A solution of a weak monoprotic acid has dissociation constant `K_(a)`. The minimum initial concentration `C` such that the concentration of the undissociated acid can be equated to `C` within an error of `1%` would be

To find the minimum initial concentration \( C \) of a weak monoprotic acid such that the concentration of the undissociated acid can be equated to \( C \) within an error of 1%, we can follow these steps: ### Step 1: Understand the dissociation of the weak acid For a weak monoprotic acid \( HA \), the dissociation can be represented as: \[ HA \rightleftharpoons H^+ + A^- \] Let \( C \) be the initial concentration of the acid.
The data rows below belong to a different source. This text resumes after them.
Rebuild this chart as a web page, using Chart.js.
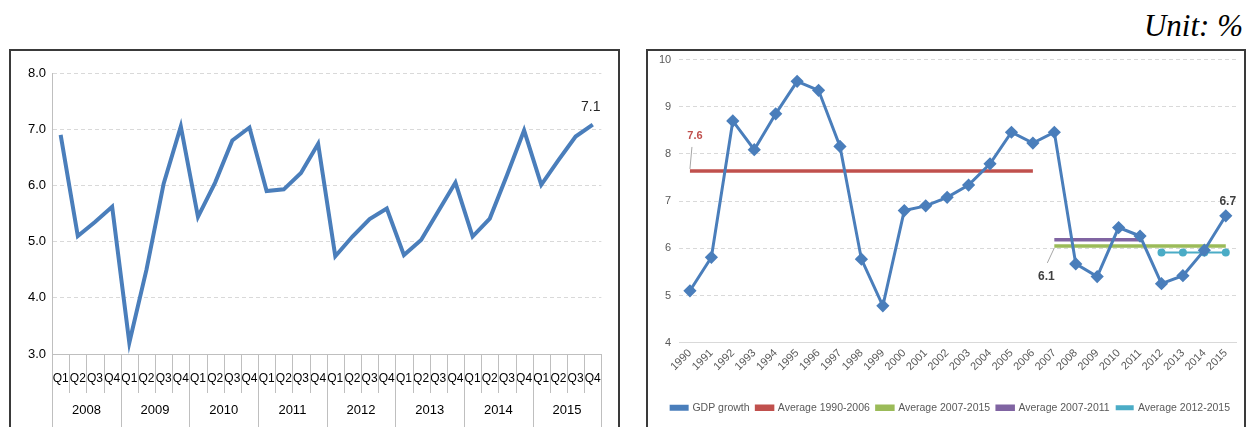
<!DOCTYPE html>
<html>
<head>
<meta charset="utf-8">
<script src="https://cdn.jsdelivr.net/npm/chart.js@4.4.0/dist/chart.umd.min.js"></script>
<style>
    body { margin: 0; width: 1246px; height: 427px; overflow: hidden; background: #fff; position: relative; }
    .box { position: absolute; border: 2px solid #3a3a3a; border-bottom: none; }
    .wrap { position: absolute; }
    #unit { position: absolute; right: 3px; top: 8px; font: italic 31px 'Liberation Serif', serif; color: #000; }
</style>
</head>
<body>
<div id="unit">Unit: %</div>
<div class="box" style="left:9px;top:49px;width:607px;height:380px"></div>
<div class="box" style="left:646px;top:49px;width:596px;height:380px"></div>
<div class="wrap" style="left:12px;top:52px;width:606px;height:375px"><canvas id="quarterly"></canvas></div>
<div class="wrap" style="left:649px;top:45px;width:595px;height:382px"><canvas id="annual"></canvas></div>

<script>
// ---- left chart: quarterly growth ----
const quarters = ['Q1', 'Q2', 'Q3', 'Q4'];
const quarterYears = ['2008', '2009', '2010', '2011', '2012', '2013', '2014', '2015'];
const quarterlyGrowth = [
    6.9, 5.1, 5.35, 5.62,
    3.2, 4.5, 6.03, 7.05,
    5.44, 6.05, 6.8, 7.03,
    5.9, 5.93, 6.22, 6.74,
    4.74, 5.09, 5.4, 5.59,
    4.76, 5.03, 5.54, 6.05,
    5.09, 5.41, 6.18, 6.98,
    6.01, 6.45, 6.87, 7.08
];

// ---- right chart: annual growth ----
const years = ['1990', '1991', '1992', '1993', '1994', '1995', '1996', '1997', '1998', '1999', '2000', '2001', '2002',
    '2003', '2004', '2005', '2006', '2007', '2008', '2009', '2010', '2011', '2012', '2013', '2014', '2015'];
const gdpGrowth = [5.1, 5.81, 8.7, 8.09, 8.85, 9.54, 9.35, 8.16, 5.77, 4.78, 6.8, 6.9, 7.08,
    7.34, 7.79, 8.46, 8.23, 8.46, 5.67, 5.4, 6.44, 6.26, 5.25, 5.42, 5.96, 6.69];
const avg1990_2006 = [7.64, 7.64, 7.64, 7.64, 7.64, 7.64, 7.64, 7.64, 7.64, 7.64, 7.64, 7.64, 7.64,
    7.64, 7.64, 7.64, 7.64, null, null, null, null, null, null, null, null, null];
const avg2007_2015 = [null, null, null, null, null, null, null, null, null, null, null, null, null,
    null, null, null, null, 6.05, 6.05, 6.05, 6.05, 6.05, 6.05, 6.05, 6.05, 6.05];
const avg2007_2011 = [null, null, null, null, null, null, null, null, null, null, null, null, null,
    null, null, null, null, 6.18, 6.18, 6.18, 6.18, 6.18, null, null, null, null];
const avg2012_2015 = [null, null, null, null, null, null, null, null, null, null, null, null, null,
    null, null, null, null, null, null, null, null, null, 5.91, 5.91, 5.91, 5.91];

const BLUE = '#4a7ebb';
const FONT = "'Liberation Sans', Arial, sans-serif";

// small text labels next to chosen points (Excel-style data labels)
const pointLabels = {
    id: 'pointLabels',
    afterDatasetsDraw(chart, args, opts) {
        const ctx = chart.ctx;
        (opts.items || []).forEach(it => {
            const pt = chart.getDatasetMeta(it.dataset).data[it.index];
            ctx.save();
            if (it.leader) {
                ctx.strokeStyle = '#a6a6a6';
                ctx.lineWidth = 1;
                ctx.beginPath();
                ctx.moveTo(pt.x + it.leader[0], pt.y + it.leader[1]);
                ctx.lineTo(pt.x + it.leader[2], pt.y + it.leader[3]);
                ctx.stroke();
            }
            ctx.font = it.font;
            ctx.fillStyle = it.color;
            ctx.textAlign = 'center';
            ctx.textBaseline = 'middle';
            ctx.fillText(it.text, pt.x + it.dx, pt.y + it.dy);
            ctx.restore();
        });
    }
};

// separators of the two-level category axis (quarters inside years)
const groupSeparators = {
    id: 'groupSeparators',
    afterDraw(chart, args, opts) {
        const x = chart.scales.x;
        const n = x.ticks.length;
        const band = x.getPixelForValue(1) - x.getPixelForValue(0);
        const top = chart.chartArea.bottom;
        const ctx = chart.ctx;
        ctx.save();
        ctx.strokeStyle = '#bfbfbf';
        ctx.lineWidth = 1;
        for (let i = 0; i <= n; i++) {
            const px = Math.round(x.getPixelForValue(0) + (i - 0.5) * band) + 0.5;
            const bottom = i % opts.groupSize === 0 ? chart.height : top + opts.innerLength;
            ctx.beginPath();
            ctx.moveTo(px, top);
            ctx.lineTo(px, bottom);
            ctx.stroke();
        }
        ctx.restore();
    }
};

const qLabels = [];
quarterYears.forEach(() => quarters.forEach(q => qLabels.push(q)));

new Chart(document.getElementById('quarterly'), {
    type: 'line',
    data: {
        labels: qLabels,
        datasets: [{
            data: quarterlyGrowth,
            borderColor: BLUE,
            borderWidth: 4,
            pointRadius: 0,
            tension: 0
        }]
    },
    options: {
        responsive: true,
        maintainAspectRatio: false,
        animation: false,
        layout: { padding: { top: 21, right: 15, left: 10, bottom: 9 } },
        plugins: {
            legend: { display: false },
            tooltip: { enabled: false },
            pointLabels: {
                items: [{ dataset: 0, index: 31, text: '7.1', dx: -2, dy: -18, font: '14px ' + FONT, color: '#262626' }]
            },
            groupSeparators: { groupSize: 4, innerLength: 39 }
        },
        scales: {
            x: {
                offset: true,
                grid: { display: false, drawTicks: false },
                border: { color: '#bfbfbf' },
                ticks: { padding: 17, autoSkip: false, maxRotation: 0, color: '#000', font: { family: FONT, size: 12 } }
            },
            x2: {
                type: 'category',
                labels: quarterYears,
                position: 'bottom',
                weight: 1,
                offset: true,
                grid: { display: false, drawTicks: false },
                border: { display: false },
                ticks: { padding: 0, autoSkip: false, maxRotation: 0, color: '#000', font: { family: FONT, size: 13 } }
            },
            y: {
                min: 3,
                max: 8,
                ticks: { stepSize: 1, padding: 6, color: '#000', font: { family: FONT, size: 13 }, callback: v => v.toFixed(1) },
                grid: { color: '#d9d9d9', drawTicks: false },
                border: { color: '#bfbfbf', dash: [4, 3] }
            }
        }
    },
    plugins: [pointLabels, groupSeparators]
});

new Chart(document.getElementById('annual'), {
    type: 'line',
    data: {
        labels: years,
        datasets: [
            { label: 'GDP growth', data: gdpGrowth, borderColor: BLUE, backgroundColor: BLUE, borderWidth: 3,
              pointStyle: 'rectRot', pointRadius: 4.5, tension: 0 },
            { label: 'Average 1990-2006', data: avg1990_2006, borderColor: '#c0504d', backgroundColor: '#c0504d',
              borderWidth: 3.5, pointRadius: 0 },
            { label: 'Average 2007-2015', data: avg2007_2015, borderColor: '#9bbb59', backgroundColor: '#9bbb59',
              borderWidth: 3.5, pointRadius: 0 },
            { label: 'Average 2007-2011', data: avg2007_2011, borderColor: '#8064a2', backgroundColor: '#8064a2',
              borderWidth: 3.5, pointRadius: 0 },
            { label: 'Average 2012-2015', data: avg2012_2015, borderColor: '#4bacc6', backgroundColor: '#4bacc6',
              borderWidth: 2, pointStyle: 'circle', pointRadius: 3 }
        ]
    },
    options: {
        responsive: true,
        maintainAspectRatio: false,
        animation: false,
        layout: { padding: { top: 2, right: 7, left: 2, bottom: 4 } },
        plugins: {
            legend: {
                position: 'bottom',
                align: 'end',
                labels: { boxWidth: 16, boxHeight: 3, padding: 7, color: '#595959', font: { family: FONT, size: 10.5 } }
            },
            tooltip: { enabled: false },
            pointLabels: {
                items: [
                    { dataset: 1, index: 0, text: '7.6', dx: 5, dy: -35, font: 'bold 11px ' + FONT, color: '#c0504d',
                      leader: [2, -24, 0, -2] },
                    { dataset: 2, index: 17, text: '6.1', dx: -8, dy: 31, font: 'bold 12px ' + FONT, color: '#404040',
                      leader: [0, 2, -7, 17] },
                    { dataset: 0, index: 25, text: '6.7', dx: 2, dy: -14, font: 'bold 12px ' + FONT, color: '#404040' }
                ]
            }
        },
        scales: {
            x: {
                offset: true,
                grid: { display: false, drawTicks: false },
                border: { color: '#d9d9d9' },
                ticks: { padding: 4, minRotation: 45, maxRotation: 45, autoSkip: false, color: '#595959', font: { family: FONT, size: 11 } },
                // blank title only reserves the gap between tick labels and legend
                title: { display: true, text: ' ', font: { size: 1 }, padding: { top: 0, bottom: 17 } }
            },
            y: {
                min: 4,
                max: 10,
                ticks: { stepSize: 1, padding: 8, color: '#595959', font: { family: FONT, size: 11 } },
                grid: { color: '#d9d9d9', drawTicks: false },
                border: { display: false, dash: [4, 3] }
            }
        }
    },
    plugins: [pointLabels]
});
</script>
</body>
</html>
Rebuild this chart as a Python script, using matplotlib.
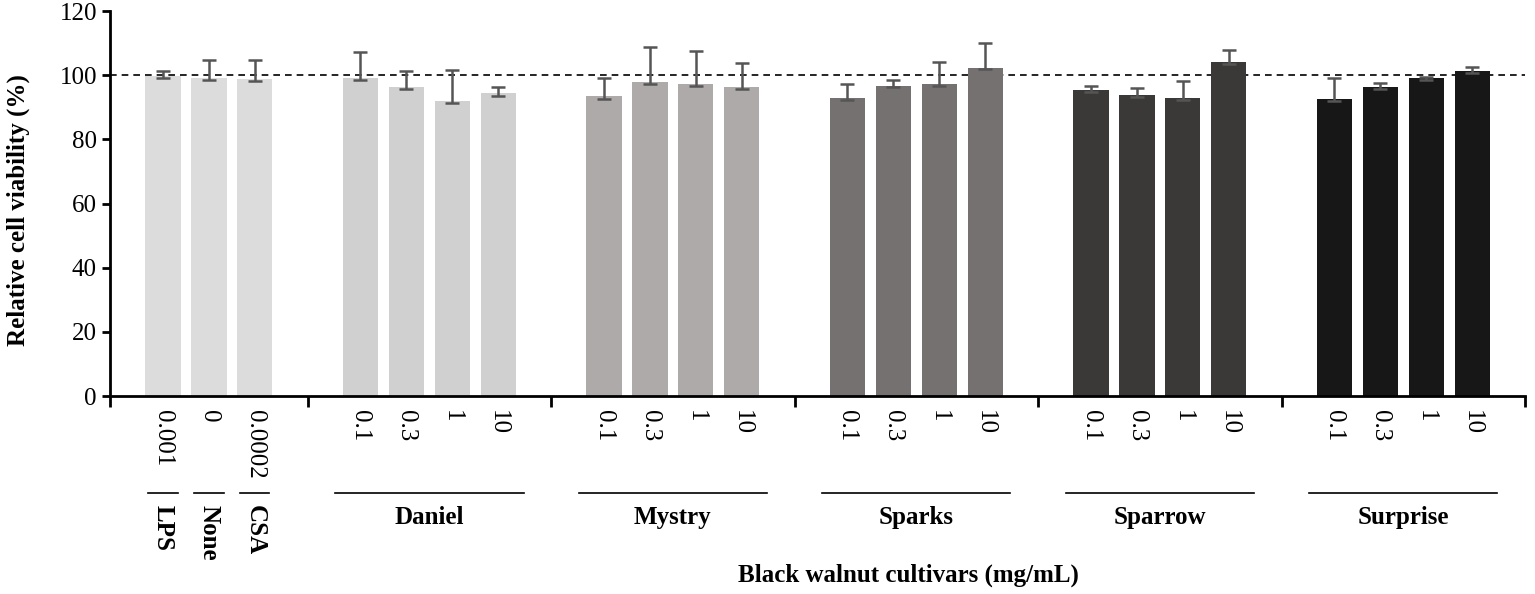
import matplotlib.pyplot as plt
from matplotlib.lines import Line2D

plt.rcParams["font.family"] = ["Liberation Serif", "DejaVu Serif"]

# data
controls = ["LPS", "None", "CSA"]
control_doses = ["0.001", "0", "0.0002"]
control_vals = [99.8, 99.2, 98.8]
control_hi = [1.4, 5.6, 6.0]
control_lo = [0.8, 0.6, 0.6]

cultivars = ["Daniel", "Mystry", "Sparks", "Sparrow", "Surprise"]
doses = ["0.1", "0.3", "1", "10"]
values = [
    [99.2, 96.4, 92.0, 94.5],
    [93.4, 97.9, 97.4, 96.3],
    [92.9, 96.8, 97.4, 102.4],
    [95.5, 93.9, 93.0, 104.0],
    [92.5, 96.3, 99.0, 101.4],
]
err_hi = [
    [8.0, 4.8, 9.5, 1.7],
    [5.9, 10.8, 10.2, 7.4],
    [4.3, 1.8, 6.8, 7.7],
    [1.3, 2.2, 5.2, 4.0],
    [6.8, 1.4, 0.5, 1.2],
]
err_lo = [
    [0.6, 0.8, 0.8, 0.9],
    [0.7, 0.7, 0.7, 0.7],
    [0.6, 0.6, 0.6, 0.6],
    [0.6, 0.6, 0.6, 0.6],
    [0.6, 0.6, 0.6, 0.6],
]

control_color = "#dcdcdc"
colors = ["#d0d0d0", "#aeaaaa", "#767171", "#3b3838", "#181717"]

margin = 1.15
bw = 0.77
fs = 18

fig = plt.figure(figsize=(15.35, 5.94), dpi=100)
ax = fig.add_axes([0.0717, 0.3333, 0.9218, 0.648])

# positions
edges = [0.0]
ctrl_x = [margin + i for i in range(len(controls))]
edges.append(ctrl_x[-1] + margin)
group_x = []
for g in range(len(cultivars)):
    start = edges[-1]
    xs = [start + margin + i for i in range(len(doses))]
    group_x.append(xs)
    edges.append(xs[-1] + margin)

ax.bar(ctrl_x, control_vals, width=bw, color=control_color)
ax.errorbar(ctrl_x, control_vals, yerr=[control_lo, control_hi], fmt="none",
            ecolor="#555555", elinewidth=1.8, capsize=5, capthick=1.8)
for g in range(len(cultivars)):
    ax.bar(group_x[g], values[g], width=bw, color=colors[g])
    ax.errorbar(group_x[g], values[g], yerr=[err_lo[g], err_hi[g]], fmt="none",
                ecolor="#555555", elinewidth=1.8, capsize=5, capthick=1.8)

ax.axhline(100, color="black", linestyle=(0, (4, 3)), linewidth=1.2, zorder=0.5)

ax.set_xlim(edges[0], edges[-1])
ax.set_ylim(0, 120)
ax.set_yticks(range(0, 121, 20))
ax.tick_params(axis="y", labelsize=fs, width=2, length=6, direction="out")

all_x = ctrl_x + [x for xs in group_x for x in xs]
all_lab = control_doses + doses * len(cultivars)
ax.set_xticks(all_x, all_lab, rotation=-90, fontsize=fs)
ax.tick_params(axis="x", which="major", length=0, pad=10)
ax.set_xticks(edges, minor=True)
ax.tick_params(axis="x", which="minor", length=8, width=2, direction="out")

for s in ["top", "right"]:
    ax.spines[s].set_visible(False)
for s in ["left", "bottom"]:
    ax.spines[s].set_linewidth(2)

tr = ax.get_xaxis_transform()
line_y = -0.252
for x, name in zip(ctrl_x, controls):
    ax.add_line(Line2D([x - 0.32, x + 0.32], [line_y, line_y], transform=tr,
                       color="black", linewidth=1.2, clip_on=False))
    ax.text(x, line_y - 0.03, name, transform=tr, rotation=-90, ha="center", va="top",
            fontsize=fs, fontweight="bold")
for xs, name in zip(group_x, cultivars):
    ax.add_line(Line2D([xs[0] - 0.55, xs[-1] + 0.55], [line_y, line_y], transform=tr,
                       color="black", linewidth=1.2, clip_on=False))
    ax.text((xs[0] + xs[-1]) / 2, line_y - 0.035, name, transform=tr, ha="center", va="top",
            fontsize=fs, fontweight="bold")

fig.text(0.004, 0.646, "Relative cell viability (%)", rotation=90, ha="left", va="center",
         fontsize=fs, fontweight="bold")
fig.text(0.592, 0.032, "Black walnut cultivars (mg/mL)", ha="center", va="center",
         fontsize=fs, fontweight="bold")

plt.savefig("out.png", dpi=100)
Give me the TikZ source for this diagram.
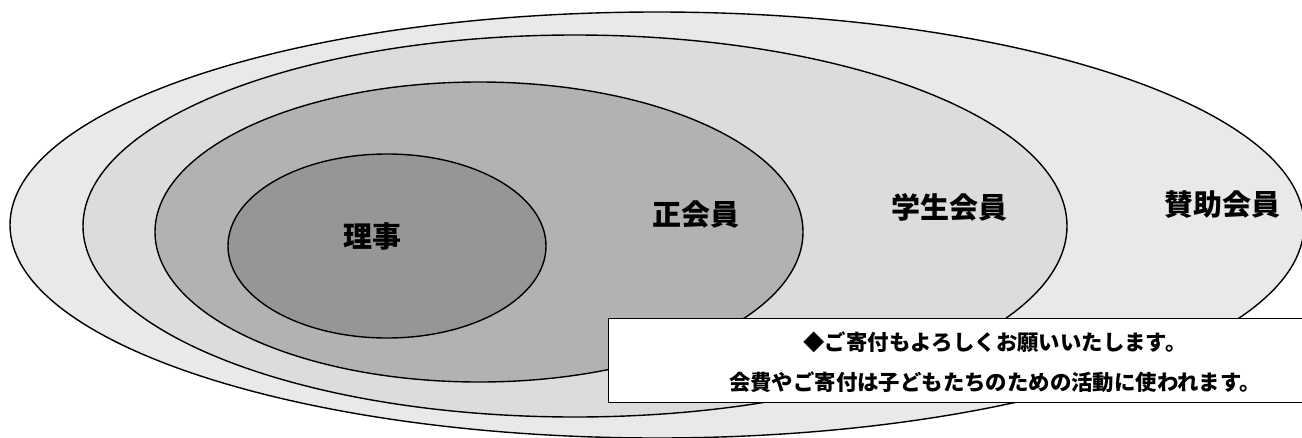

The degree of dissociation is represented by \( \alpha \). ### Step 2: Define the degree of dissociation Since we want the concentration of undissociated acid to be equated to \( C \) within an error of 1%, we can set: \[ \alpha = 0.01 \quad (\text{1% of } C) \] ### Step 3: Write the expression for the dissociation constant \( K_a \) The dissociation constant \( K_a \) for the weak acid can be expressed as: \[ K_a = \frac{[H^+][A^-]}{[HA]} \] At equilibrium, the concentrations can be expressed as: - Concentration of \( H^+ \) = \( C \alpha \) - Concentration of \( A^- \) = \( C \alpha \) - Concentration of undissociated acid \( [HA] \) = \( C(1 - \alpha) \) Substituting these into the expression for \( K_a \): \[ K_a = \frac{(C \alpha)(C \alpha)}{C(1 - \alpha)} = \frac{C^2 \alpha^2}{C(1 - \alpha)} = \frac{C \alpha^2}{1 - \alpha} \] ### Step 4: Substitute \( \alpha \) into the equation Now substituting \( \alpha = 0.01 \): \[ K_a = \frac{C (0.01)^2}{1 - 0.01} = \frac{C \cdot 0.0001}{0.99} \] ### Step 5: Rearranging to find \( C \) Rearranging the equation gives: \[ C = \frac{K_a \cdot 0.99}{0.0001} \] \[ C = 9900 K_a \] ### Conclusion Thus, the minimum initial concentration \( C \) such that the concentration of the undissociated acid can be equated to \( C \) within an error of 1% is: \[ C = 9900 K_a \]